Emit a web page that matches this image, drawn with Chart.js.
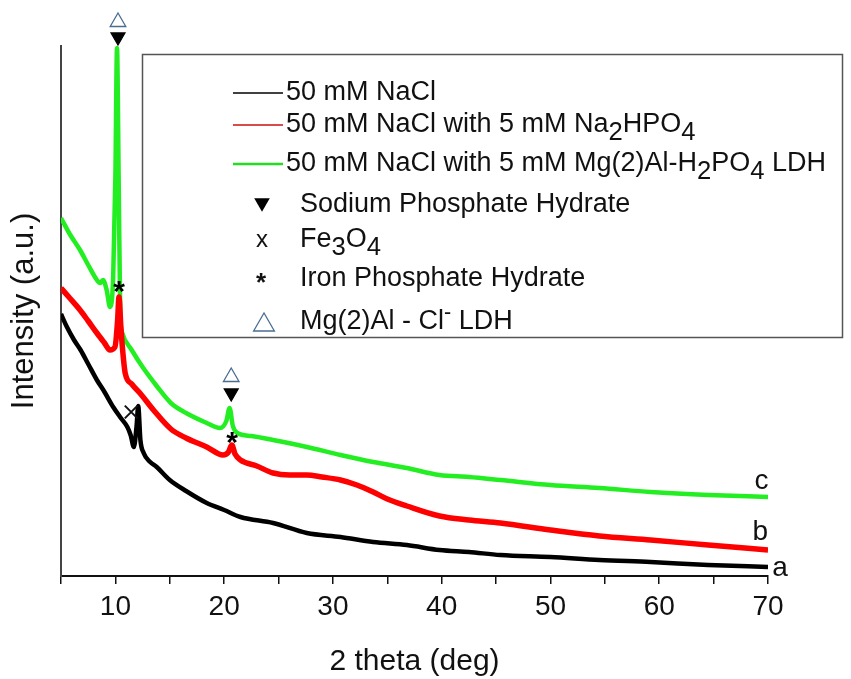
<!DOCTYPE html>
<html>
<head>
<meta charset="utf-8">
<script src="https://cdn.jsdelivr.net/npm/chart.js@4"></script>
<style>
  html, body { margin: 0; padding: 0; background: #fff; }
</style>
</head>
<body>
<canvas id="xrdChart" width="851" height="679"></canvas>
<script>
// XRD patterns, 2 theta (deg) vs intensity (a.u.)
const thetaA = [5, 5.5, 6.2, 6.8, 7.5, 8.3, 9.0, 9.8, 10.5, 11.1, 11.4, 11.7, 11.95, 12.1, 12.3, 12.6, 13.2, 13.8, 15, 16.5, 18.4, 20, 21.5, 24.5, 27.6, 30.7, 33.7, 36.8, 39.8, 42.5, 45.4, 50, 54.5, 59.2, 64.5, 70];
const intensityA = [262, 250, 236, 226, 212, 196, 184, 169, 158, 149, 141, 129, 150, 170, 136, 123, 114, 109, 96, 85, 73, 66, 59, 53, 43, 39, 34, 31, 26, 24, 21, 19, 16, 14, 11, 9];

const thetaB = [5, 5.8, 6.75, 7.5, 8.3, 9.0, 9.5, 9.96, 10.2, 10.33, 10.5, 10.65, 10.9, 11.5, 12.4, 13.5, 15.1, 16.5, 18.4, 19.9, 20.4, 20.7, 21.0, 21.5, 23, 24.5, 26, 27.6, 29, 30.7, 32.2, 33.7, 35, 36.8, 39.8, 42.5, 45.4, 50, 54.5, 59.2, 64.5, 70];
const intensityB = [288, 278, 266, 255, 243, 233, 226, 229, 255, 279, 250, 228, 203, 192, 181, 166, 147, 138, 129, 121, 124, 131, 122, 116, 110, 103, 101, 101, 99, 96, 91, 84, 77, 70, 60, 56, 53, 46, 40, 36, 31, 26];

const thetaC = [5, 5.8, 6.75, 7.5, 8.3, 8.6, 8.86, 9.2, 9.5, 9.8, 10.0, 10.15, 10.3, 10.45, 10.6, 11.5, 12.5, 13.8, 15.1, 16.5, 18.4, 19.6, 20.2, 20.5, 20.8, 21.2, 22.5, 24.5, 27.6, 30.7, 33.7, 36.8, 39.8, 42.5, 45.4, 50, 54.5, 59.2, 64.5, 70];
const intensityC = [358, 342, 326, 311, 296, 293, 296, 286, 269, 300, 400, 528, 400, 260, 244, 226, 209, 190, 173, 163, 153, 148, 155, 168, 150, 143, 140, 136, 129, 121, 114, 108, 101, 99, 96, 91, 88, 84, 81, 79];

// phase markers
const sodiumTheta = [10.24, 20.65];
const sodiumI = [539, 183];
const ldhTheta = [10.24, 20.65];
const ldhI = [554, 199];
const fe3o4Theta = [11.45];
const fe3o4I = [164];
const ironTheta = [10.33, 20.72];
const ironI = [289, 138];

// curve tags a, b, c
const tagText = ['a', 'b', 'c'];
const tagTheta = [71.1, 69.3, 69.4];
const tagI = [8, 44, 95];

const xTicks = [10, 20, 30, 40, 50, 60, 70];

const FONT = "'Liberation Sans', Arial, sans-serif";

const toPoints = (xs, ys) => xs.map((x, i) => ({ x: x, y: ys[i] }));

function glyph(ch, size, font, dy) {
    const c = document.createElement('canvas');
    c.width = size;
    c.height = size;
    const g = c.getContext('2d');
    g.fillStyle = '#000';
    g.font = font;
    g.textAlign = 'center';
    g.textBaseline = 'middle';
    g.fillText(ch, size / 2, size / 2 + dy);
    return c;
}

const starImg = glyph('*', 26, 'bold 30px ' + FONT, 6);

function drawParts(ctx, parts, x, y, px) {
    let cx = x;
    parts.forEach(p => {
        const kind = p[1];
        let size = px, dy = 0;
        if (kind === 'sub') { size = px * 0.95; dy = px * 0.3; }
        if (kind === 'sup') { size = px * 0.8; dy = -px * 0.35; }
        ctx.font = size + 'px ' + FONT;
        ctx.fillText(p[0], cx, y + dy);
        cx += ctx.measureText(p[0]).width;
    });
}

function triangle(ctx, x, y, r, down) {
    const h = r * 1.5;
    const w = r * 1.73;
    ctx.beginPath();
    if (down) {
        ctx.moveTo(x - w / 2, y - h / 2);
        ctx.lineTo(x + w / 2, y - h / 2);
        ctx.lineTo(x, y + h / 2);
    } else {
        ctx.moveTo(x - w / 2, y + h / 2);
        ctx.lineTo(x + w / 2, y + h / 2);
        ctx.lineTo(x, y - h / 2);
    }
    ctx.closePath();
}

const legendRows = [
    { kind: 'line', color: '#000000', parts: [['50 mM NaCl']] },
    { kind: 'line', color: '#cc1111', parts: [['50 mM NaCl with 5 mM Na'], ['2', 'sub'], ['HPO'], ['4', 'sub']] },
    { kind: 'line', color: '#22dd22', parts: [['50 mM NaCl with 5 mM Mg(2)Al-H'], ['2', 'sub'], ['PO'], ['4', 'sub'], [' LDH']] },
    { kind: 'down', parts: [['Sodium Phosphate Hydrate']] },
    { kind: 'x', parts: [['Fe'], ['3', 'sub'], ['O'], ['4', 'sub']] },
    { kind: 'star', parts: [['Iron Phosphate Hydrate']] },
    { kind: 'open', parts: [['Mg(2)Al - Cl'], ['-', 'sup'], [' LDH']] }
];
const legendRowY = [93, 125, 164, 205, 240, 279, 322];

const legendBox = {
    id: 'legendBox',
    afterDraw(chart) {
        const ctx = chart.ctx;
        ctx.save();
        ctx.strokeStyle = '#555';
        ctx.lineWidth = 1.5;
        ctx.strokeRect(142.5, 54.5, 700, 283);

        ctx.fillStyle = '#111';
        ctx.textBaseline = 'middle';
        ctx.textAlign = 'left';
        legendRows.forEach((row, i) => {
            const y = legendRowY[i];
            if (row.kind === 'line') {
                ctx.strokeStyle = row.color;
                ctx.lineWidth = row.color === '#22dd22' ? 2.5 : 1.5;
                ctx.beginPath();
                ctx.moveTo(233, y);
                ctx.lineTo(283, y);
                ctx.stroke();
                drawParts(ctx, row.parts, 286, y, 27);
                return;
            }
            if (row.kind === 'down') {
                triangle(ctx, 262, y, 9, true);
                ctx.fillStyle = '#000';
                ctx.fill();
            } else if (row.kind === 'open') {
                triangle(ctx, 264, y, 12, false);
                ctx.strokeStyle = '#4a6d90';
                ctx.lineWidth = 1.3;
                ctx.stroke();
            } else if (row.kind === 'x') {
                ctx.font = '24px ' + FONT;
                ctx.fillText('x', 256, y);
            } else if (row.kind === 'star') {
                ctx.font = 'bold 26px ' + FONT;
                ctx.fillText('*', 256, y + 5);
            }
            ctx.fillStyle = '#111';
            drawParts(ctx, row.parts, 300, y, 27);
        });

        // curve tags
        const xs = chart.scales.x, ys = chart.scales.y;
        ctx.font = '28px ' + FONT;
        ctx.textAlign = 'center';
        tagText.forEach((t, i) => {
            ctx.fillText(t, xs.getPixelForValue(tagTheta[i]), ys.getPixelForValue(tagI[i]));
        });
        ctx.restore();
    }
};

function traceSet(label, xs, ys, color, width) {
    return {
        type: 'line',
        label: label,
        order: 1,
        data: toPoints(xs, ys),
        borderColor: color,
        borderWidth: width,
        pointRadius: 0,
        cubicInterpolationMode: 'monotone',
        borderJoinStyle: 'round'
    };
}

function markerSet(label, xs, ys, extra) {
    return Object.assign({
        type: 'scatter',
        label: label,
        order: 0,
        data: toPoints(xs, ys),
        clip: false,
        pointBorderWidth: 1.3,
        pointHoverRadius: 40
    }, extra);
}

new Chart(document.getElementById('xrdChart'), {
    data: {
        datasets: [
            traceSet('50 mM NaCl', thetaA, intensityA, '#000000', 4.5),
            traceSet('50 mM NaCl with 5 mM Na2HPO4', thetaB, intensityB, '#ff0000', 5.5),
            traceSet('50 mM NaCl with 5 mM Mg(2)Al-H2PO4 LDH', thetaC, intensityC, '#22ee22', 4.5),
            markerSet('Sodium Phosphate Hydrate', sodiumTheta, sodiumI, {
                pointStyle: 'triangle', rotation: 180, pointRadius: 8,
                backgroundColor: '#000', borderColor: '#000'
            }),
            markerSet('Mg(2)Al - Cl- LDH', ldhTheta, ldhI, {
                pointStyle: 'triangle', pointRadius: 9,
                backgroundColor: '#fff', borderColor: '#4a6d90'
            }),
            markerSet('Fe3O4', fe3o4Theta, fe3o4I, {
                pointStyle: 'crossRot', pointRadius: 9, pointBorderWidth: 2, borderColor: '#111'
            }),
            markerSet('Iron Phosphate Hydrate', ironTheta, ironI, { pointStyle: starImg })
        ]
    },
    options: {
        responsive: false,
        animation: false,
        events: [],
        layout: { padding: { top: 46, right: 83, left: 0, bottom: 0 } },
        plugins: {
            legend: { display: false },
            tooltip: { enabled: false }
        },
        scales: {
            x: {
                type: 'linear',
                min: 5,
                max: 70,
                afterFit: (s) => { s.height = 103; },
                afterBuildTicks: (s) => {
                    s.ticks = [5, 10, 15, 20, 25, 30, 35, 40, 45, 50, 55, 60, 65, 70].map(v => ({ value: v }));
                },
                ticks: {
                    autoSkip: false,
                    maxRotation: 0,
                    color: '#111',
                    padding: 6,
                    font: { family: FONT, size: 28 },
                    callback: (v) => xTicks.includes(v) ? String(v) : ''
                },
                grid: {
                    drawOnChartArea: false,
                    drawTicks: true,
                    tickLength: 8,
                    color: '#111',
                    lineWidth: 1.5
                },
                border: { color: '#111', width: 2 },
                title: {
                    display: true,
                    text: '2 theta (deg)',
                    color: '#111',
                    font: { family: FONT, size: 30, lineHeight: 1 },
                    padding: { top: 0, bottom: 2 }
                }
            },
            y: {
                min: 0,
                max: 530,
                afterFit: (s) => { s.width = 61; },
                ticks: { display: false },
                grid: { display: false },
                border: { color: '#444', width: 2 },
                title: {
                    display: true,
                    text: 'Intensity (a.u.)',
                    color: '#111',
                    font: { family: FONT, size: 31, lineHeight: 1.2 },
                    padding: { top: 6, bottom: 0 }
                }
            }
        }
    },
    plugins: [legendBox]
});
</script>
</body>
</html>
---------------
→ **WHAT IS ASKED**
Everything from the top line of the data down to and including the line with "14, 11, 9];" is to be copied, except the pictures.

→ **FINISHED EXERCISE**
Emit a web page that matches this image, drawn with Chart.js.
<!DOCTYPE html>
<html>
<head>
<meta charset="utf-8">
<script src="https://cdn.jsdelivr.net/npm/chart.js@4"></script>
<style>
  html, body { margin: 0; padding: 0; background: #fff; }
</style>
</head>
<body>
<canvas id="xrdChart" width="851" height="679"></canvas>
<script>
// XRD patterns, 2 theta (deg) vs intensity (a.u.)
const thetaA = [5, 5.5, 6.2, 6.8, 7.5, 8.3, 9.0, 9.8, 10.5, 11.1, 11.4, 11.7, 11.95, 12.1, 12.3, 12.6, 13.2, 13.8, 15, 16.5, 18.4, 20, 21.5, 24.5, 27.6, 30.7, 33.7, 36.8, 39.8, 42.5, 45.4, 50, 54.5, 59.2, 64.5, 70];
const intensityA = [262, 250, 236, 226, 212, 196, 184, 169, 158, 149, 141, 129, 150, 170, 136, 123, 114, 109, 96, 85, 73, 66, 59, 53, 43, 39, 34, 31, 26, 24, 21, 19, 16, 14, 11, 9];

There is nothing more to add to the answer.